The restaurant (bar and grill?) where I work was recently featured on the front cover of a local magazine (please, lets not all go in and tell them about my crappymanager post). The management decided to carpe diem the publicity and up the profile of the bar. We had a staff meeting, a compliment sandwich and orders to dress in all black. The waitress pool was later assessed by sending in secret shoppers to evaluate and grade our service. Huzzah! Last week we received a 12 page typed report on the quality of the P------ experience.
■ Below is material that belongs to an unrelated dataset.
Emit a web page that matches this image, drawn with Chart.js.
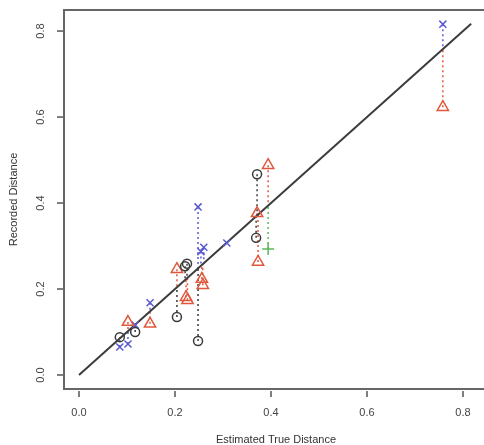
<!DOCTYPE html>
<html>
<head>
<meta charset="utf-8">
<script src="https://cdn.jsdelivr.net/npm/chart.js@4"></script>
<style>
  html, body { margin: 0; padding: 0; background: #fff; overflow: hidden; }
</style>
</head>
<body>
<canvas id="distChart" width="484" height="445"></canvas>
<script>
const xTicks = [0.0, 0.2, 0.4, 0.6, 0.8];
const yTicks = [0.0, 0.2, 0.4, 0.6, 0.8];
const xTitle = "Estimated True Distance";
const yTitle = "Recorded Distance";

// observer 1 - black circles
const circleX = [0.085, 0.117, 0.204, 0.221, 0.225, 0.248, 0.369, 0.371];
const circleY = [0.088, 0.100, 0.135, 0.253, 0.259, 0.079, 0.319, 0.467];
// observer 2 - red triangles
const triangleX = [0.102, 0.148, 0.204, 0.223, 0.226, 0.256, 0.258, 0.371, 0.373, 0.394, 0.758];
const triangleY = [0.123, 0.119, 0.246, 0.181, 0.174, 0.223, 0.209, 0.376, 0.263, 0.488, 0.623];
// observer 3 - blue crosses
const crossX = [0.085, 0.102, 0.117, 0.148, 0.248, 0.254, 0.260, 0.308, 0.758];
const crossY = [0.065, 0.072, 0.116, 0.168, 0.391, 0.287, 0.297, 0.307, 0.816];
// observer 4 - green plus
const plusX = [0.394];
const plusY = [0.293];

// 1:1 reference line
const refLine = [0, 0.817];

const BLACK = "#3a3a3a";
const RED = "#e0583c";
const BLUE = "#5a5ad0";
const GREEN = "#5cb85c";
const AXIS = "#555";

const toPts = (xs, ys) => xs.map((x, i) => ({ x, y: ys[i] }));

// dotted residual from each point to the 1:1 line
function residuals(xs, ys, color) {
  return xs.map((x, i) => ({
    data: [{ x, y: ys[i] }, { x, y: x }],
    showLine: true,
    pointRadius: 0,
    borderColor: color,
    borderWidth: 1.5,
    borderDash: [2, 3],
    order: 3,
  }));
}

const framePlugin = {
  id: "frame",
  beforeDatasetsDraw(chart) {
    const { ctx, chartArea: a } = chart;
    ctx.save();
    ctx.strokeStyle = "#666";
    ctx.lineWidth = 2;
    ctx.beginPath();
    ctx.moveTo(a.right + 2, a.top);
    ctx.lineTo(a.left, a.top);
    ctx.lineTo(a.left, a.bottom);
    ctx.lineTo(a.right + 2, a.bottom);
    ctx.stroke();
    ctx.restore();
  },
  afterDraw(chart) {
    const { ctx, chartArea: a, scales } = chart;
    ctx.save();
    ctx.strokeStyle = AXIS;
    ctx.lineWidth = 1.5;
    ctx.fillStyle = "#444";
    ctx.font = "11px 'Liberation Sans', Arial, sans-serif";
    ctx.textAlign = "center";
    ctx.textBaseline = "middle";

    xTicks.forEach((t) => {
      const px = scales.x.getPixelForValue(t);
      ctx.beginPath();
      ctx.moveTo(px, a.bottom + 2);
      ctx.lineTo(px, a.bottom + 8);
      ctx.stroke();
      ctx.fillText(t.toFixed(1), px, a.bottom + 24);
    });

    yTicks.forEach((t) => {
      const py = scales.y.getPixelForValue(t);
      ctx.beginPath();
      ctx.moveTo(a.left - 1, py);
      ctx.lineTo(a.left - 7, py);
      ctx.stroke();
      ctx.save();
      ctx.translate(a.left - 23, py);
      ctx.rotate(-Math.PI / 2);
      ctx.fillText(t.toFixed(1), 0, 0);
      ctx.restore();
    });

    ctx.fillStyle = "#333";
    ctx.fillText(xTitle, (a.left + a.right) / 2 + 2, a.bottom + 51);
    ctx.save();
    ctx.translate(14, (a.top + a.bottom) / 2);
    ctx.rotate(-Math.PI / 2);
    ctx.fillText(yTitle, 0, 0);
    ctx.restore();
    ctx.restore();
  },
};

new Chart(document.getElementById("distChart"), {
  type: "scatter",
  data: {
    datasets: [
      {
        data: toPts(refLine, refLine),
        showLine: true,
        pointRadius: 0,
        borderColor: "#3c3c3c",
        borderWidth: 2,
        order: 2,
      },
      ...residuals(circleX, circleY, BLACK),
      ...residuals(triangleX, triangleY, RED),
      ...residuals(crossX, crossY, BLUE),
      ...residuals(plusX, plusY, GREEN),
      {
        data: toPts(circleX, circleY),
        pointStyle: "circle",
        pointRadius: 4.5,
        borderColor: BLACK,
        backgroundColor: "rgba(0,0,0,0)",
        pointBorderWidth: 1.5,
        order: 0,
      },
      {
        data: toPts(triangleX, triangleY),
        pointStyle: "triangle",
        pointRadius: 6.5,
        borderColor: RED,
        backgroundColor: "rgba(0,0,0,0)",
        pointBorderWidth: 1.5,
        order: 0,
      },
      {
        data: toPts(crossX, crossY),
        pointStyle: "crossRot",
        pointRadius: 5,
        borderColor: BLUE,
        pointBorderWidth: 1.5,
        order: 0,
      },
      {
        data: toPts(plusX, plusY),
        pointStyle: "cross",
        pointRadius: 6,
        borderColor: GREEN,
        pointBorderWidth: 1.5,
        order: 0,
      },
    ],
  },
  options: {
    animation: false,
    responsive: false,
    devicePixelRatio: 1,
    layout: { autoPadding: false, padding: { left: 64, top: 10, right: 0, bottom: 56 } },
    scales: {
      x: { type: "linear", display: false, min: -0.03125, max: 0.84375 },
      y: { type: "linear", display: false, min: -0.0326, max: 0.849 },
    },
    plugins: {
      legend: { display: false },
      tooltip: { enabled: false },
    },
  },
  plugins: [framePlugin],
});
</script>
</body>
</html>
We scored an overall 84%. The two consistent failures were not addressing customers by name and not inviting people to come back. Additionally there were rumblings over a slightly tardy 'satisfaction check' coming in once at three minutes, once at four minutes and once at (gasp) six minutes. Most egregious though, thanking them for coming in is not enough for A-list front cover-making scenes. Again and again the mystery guest reports "I was not invited to return."
No buddy, from the bottom of my heart, you weren't. And mind you, I will never, ever read someones name off their credit card (the shoppers suggested method of getting to know your customer) and I will never holler YA'LL COME ON BACK AND SEE ME SOMETIME as my customers walk out the door. Actually, if things work out I wont ever serve a table again and will just run around town leaving 30% tips like a secret shopper angel.
But in reality, while Clark thinks maybe I can quit cocktailing I know that two of my three jobs are going to dry up mid-June (can I say that?) and the only place I will be in demand will be for to serve nachos and Guinness as the tourists and Gresham yay-hoos roll in on the Max for the waterfront festival season.
I wonder how much this report cost. Some of the quality observations included:
-Beth promoted the happy hour menu with a suggestion that the quesadilla was good
-She made a check on satisfaction four minutes after service, "you doin' okay?"
-She missed an opportunity to address me by name (from the credit card)
-There was pop/rock music playing at a lively yet comfortable volume
-My beer had 1/6 remaining when Crystal asked me if I would like another. (No.)
-The jalapeño wrap sticks were pleasantly positioned around a ramekin of Panko sauce.
I shouldn't have gone to school when I coulda make a living just being a twit.